*EXERCISE DATA*

>> BEGIN

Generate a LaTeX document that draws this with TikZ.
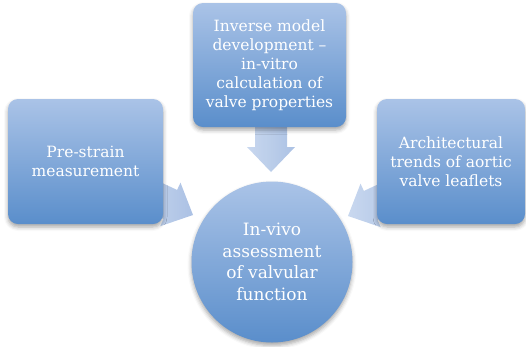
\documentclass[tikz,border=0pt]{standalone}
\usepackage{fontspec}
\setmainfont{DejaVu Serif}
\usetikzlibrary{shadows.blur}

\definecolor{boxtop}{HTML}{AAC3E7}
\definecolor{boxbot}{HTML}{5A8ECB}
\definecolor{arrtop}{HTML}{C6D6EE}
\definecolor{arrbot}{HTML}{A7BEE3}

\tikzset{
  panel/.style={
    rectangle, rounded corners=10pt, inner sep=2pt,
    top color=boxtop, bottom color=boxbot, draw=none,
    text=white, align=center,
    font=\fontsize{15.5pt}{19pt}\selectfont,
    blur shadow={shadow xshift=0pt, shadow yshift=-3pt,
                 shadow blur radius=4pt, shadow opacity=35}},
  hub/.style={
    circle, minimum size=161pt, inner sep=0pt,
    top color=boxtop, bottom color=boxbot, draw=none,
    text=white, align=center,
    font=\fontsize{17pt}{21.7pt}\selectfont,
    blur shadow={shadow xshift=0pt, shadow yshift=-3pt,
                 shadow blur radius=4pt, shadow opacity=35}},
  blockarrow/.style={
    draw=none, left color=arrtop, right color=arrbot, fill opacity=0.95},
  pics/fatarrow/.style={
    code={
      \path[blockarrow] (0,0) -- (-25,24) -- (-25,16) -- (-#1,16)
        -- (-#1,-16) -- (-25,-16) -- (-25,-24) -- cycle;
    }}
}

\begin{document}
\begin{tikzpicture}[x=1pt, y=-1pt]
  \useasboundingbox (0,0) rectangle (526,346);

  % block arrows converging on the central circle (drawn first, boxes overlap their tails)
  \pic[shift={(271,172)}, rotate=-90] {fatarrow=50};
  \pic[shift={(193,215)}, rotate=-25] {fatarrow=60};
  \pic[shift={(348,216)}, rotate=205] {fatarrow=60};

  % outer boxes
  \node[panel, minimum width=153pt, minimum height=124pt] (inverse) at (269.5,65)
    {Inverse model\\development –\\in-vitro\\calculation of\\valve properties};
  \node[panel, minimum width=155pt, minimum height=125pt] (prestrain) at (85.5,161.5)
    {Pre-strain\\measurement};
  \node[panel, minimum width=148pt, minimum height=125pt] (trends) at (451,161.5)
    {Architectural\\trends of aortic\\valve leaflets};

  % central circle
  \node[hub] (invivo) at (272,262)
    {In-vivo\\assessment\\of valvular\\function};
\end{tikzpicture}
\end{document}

>> END
>> BEGIN

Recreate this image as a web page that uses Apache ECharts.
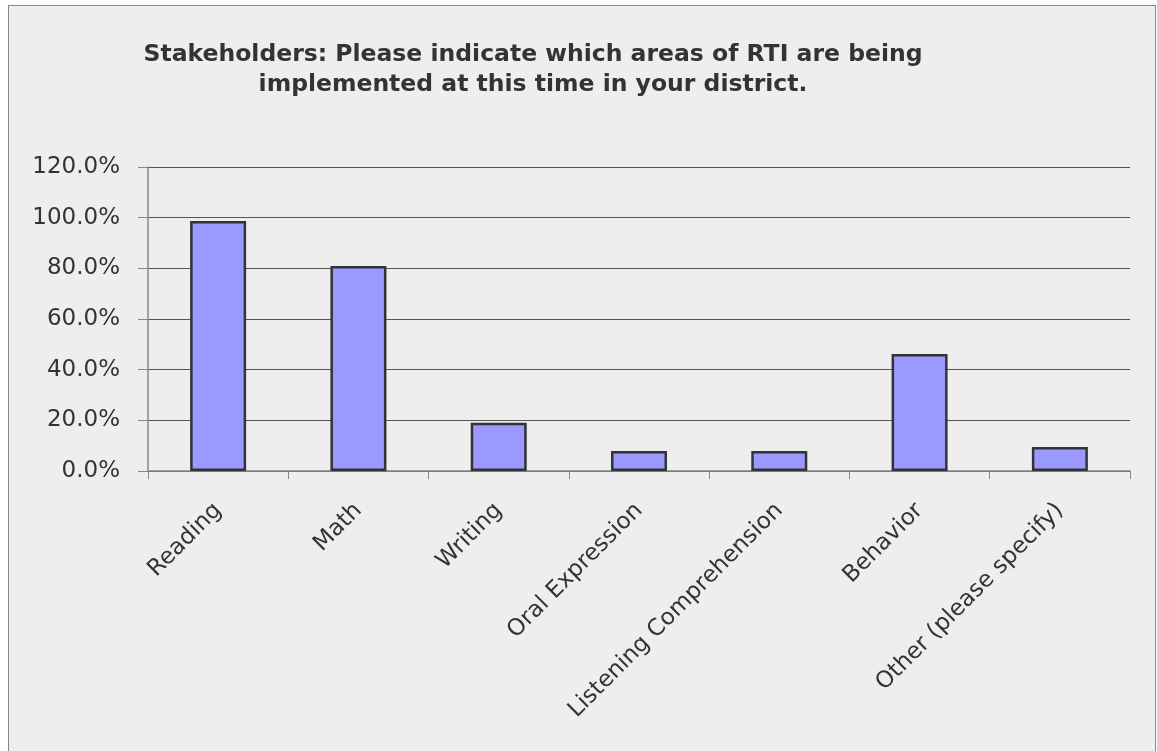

>> END

*JOB*
Lines of the material that contain the word "this" are to be gathered.

*FINAL RESULT*
Generate a LaTeX document that draws this with TikZ.
Recreate this image as a web page that uses Apache ECharts.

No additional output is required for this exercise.